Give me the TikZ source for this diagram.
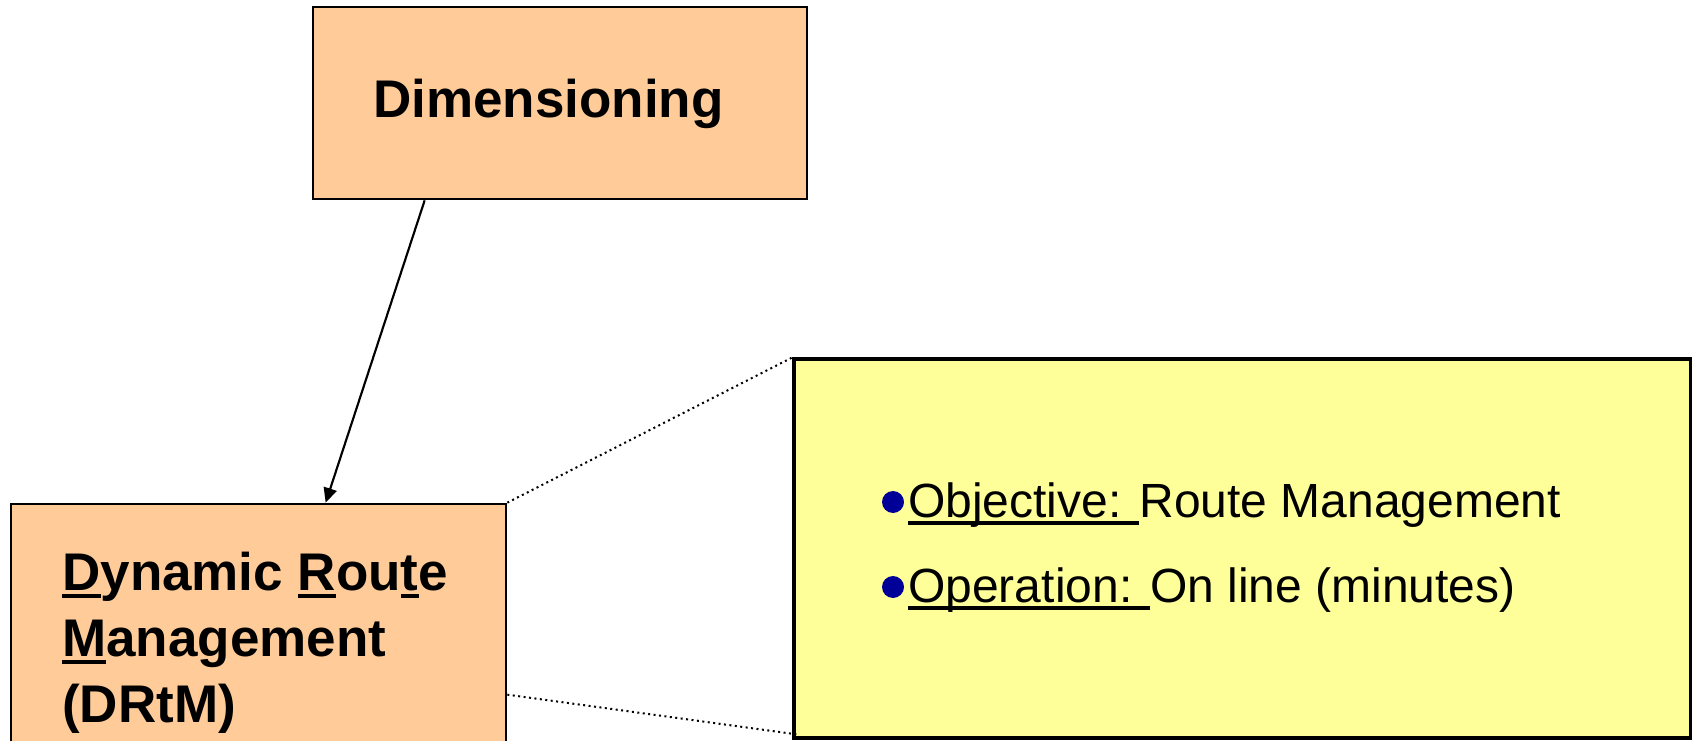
\documentclass[tikz,border=0pt]{standalone}
\usepackage{fontspec}
\setmainfont{Liberation Sans}
\usetikzlibrary{calc,arrows.meta}

\definecolor{peach}{RGB}{255,204,153}
\definecolor{paleyellow}{RGB}{255,255,153}
\definecolor{bulletblue}{RGB}{0,0,153}

\newcommand{\ulbig}[1]{\setbox0\hbox{#1}\rlap{\rule[-0.16em]{\wd0}{0.09em}}\box0}
\newcommand{\ulsmall}[1]{\setbox0\hbox{#1}\rlap{\rule[-0.167em]{\wd0}{0.083em}}\box0}

\begin{document}
\begin{tikzpicture}[x=0.75pt,y=-0.75pt,
    orangebox/.style={draw=black,line width=2pt,fill=peach,inner sep=0pt},
    notebox/.style={draw=black,line width=2.4pt,fill=paleyellow,inner sep=0pt},
    boxlabel/.style={inner sep=0pt,font=\fontsize{39.75}{49.5}\selectfont\bfseries,align=left},
    noteline/.style={inner sep=0pt,anchor=base west,font=\fontsize{36}{43}\selectfont},
    zoomline/.style={line width=1.5pt,dash pattern=on 1.5pt off 2.6pt}]
    \useasboundingbox (0,0) rectangle (1692,741);
    \clip (0,0) rectangle (1692,741);

    \node[orangebox,minimum width=370.5pt,minimum height=144pt] (dimbox) at (560,103) {};
    \node[boxlabel,anchor=base west] (dimtext) at (373,118) {Dimensioning};

    \node[orangebox,minimum width=371.25pt,minimum height=222pt] (drtmbox) at (258.5,652) {};
    \node[boxlabel,anchor=base west] (drtmtext) at (62,722)
    {\ulbig{D}ynamic \ulbig{R}ou\ulbig{t}e\\\ulbig{M}anagement\\(DRtM)};

    \node[notebox,minimum width=672.75pt,minimum height=284.25pt] (notebox) at (1242.5,548.5) {};
    \node[noteline] (objline) at (908,517) {\ulsmall{Objective: }Route Management};
    \node[noteline] (operline) at (908,602) {\ulsmall{Operation: }On line (minutes)};
    \fill[bulletblue] ($(objline.base west)+(-15,-15)$) circle[radius=8.25pt];
    \fill[bulletblue] ($(operline.base west)+(-15,-15)$) circle[radius=8.25pt];

    \draw[line width=1.6pt,-{Triangle[length=11pt,width=10pt]}]
    ($(dimbox.south west)+(113,0)$) -- ($(drtmbox.north west)+(316,0)$);

    \coordinate (drtmside) at ($(drtmbox.north east)+(0,192)$);
    \coordinate (noteend) at ($(notebox.south west)+(6,-5)$);
    \draw[zoomline] (drtmbox.north east) -- (notebox.north west);
    \draw[zoomline] (drtmside) -- (noteend);
\end{tikzpicture}
\end{document}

Task prompt » Write out exactly the lines between the start of the data and the line with "west] (dimtext) at", including both, but none of the pictures.

Task output »
Give me the TikZ source for this diagram.
\documentclass[tikz,border=0pt]{standalone}
\usepackage{fontspec}
\setmainfont{Liberation Sans}
\usetikzlibrary{calc,arrows.meta}

\definecolor{peach}{RGB}{255,204,153}
\definecolor{paleyellow}{RGB}{255,255,153}
\definecolor{bulletblue}{RGB}{0,0,153}

\newcommand{\ulbig}[1]{\setbox0\hbox{#1}\rlap{\rule[-0.16em]{\wd0}{0.09em}}\box0}
\newcommand{\ulsmall}[1]{\setbox0\hbox{#1}\rlap{\rule[-0.167em]{\wd0}{0.083em}}\box0}

\begin{document}
\begin{tikzpicture}[x=0.75pt,y=-0.75pt,
    orangebox/.style={draw=black,line width=2pt,fill=peach,inner sep=0pt},
    notebox/.style={draw=black,line width=2.4pt,fill=paleyellow,inner sep=0pt},
    boxlabel/.style={inner sep=0pt,font=\fontsize{39.75}{49.5}\selectfont\bfseries,align=left},
    noteline/.style={inner sep=0pt,anchor=base west,font=\fontsize{36}{43}\selectfont},
    zoomline/.style={line width=1.5pt,dash pattern=on 1.5pt off 2.6pt}]
    \useasboundingbox (0,0) rectangle (1692,741);
    \clip (0,0) rectangle (1692,741);

    \node[orangebox,minimum width=370.5pt,minimum height=144pt] (dimbox) at (560,103) {};
    \node[boxlabel,anchor=base west] (dimtext) at (373,118) {Dimensioning};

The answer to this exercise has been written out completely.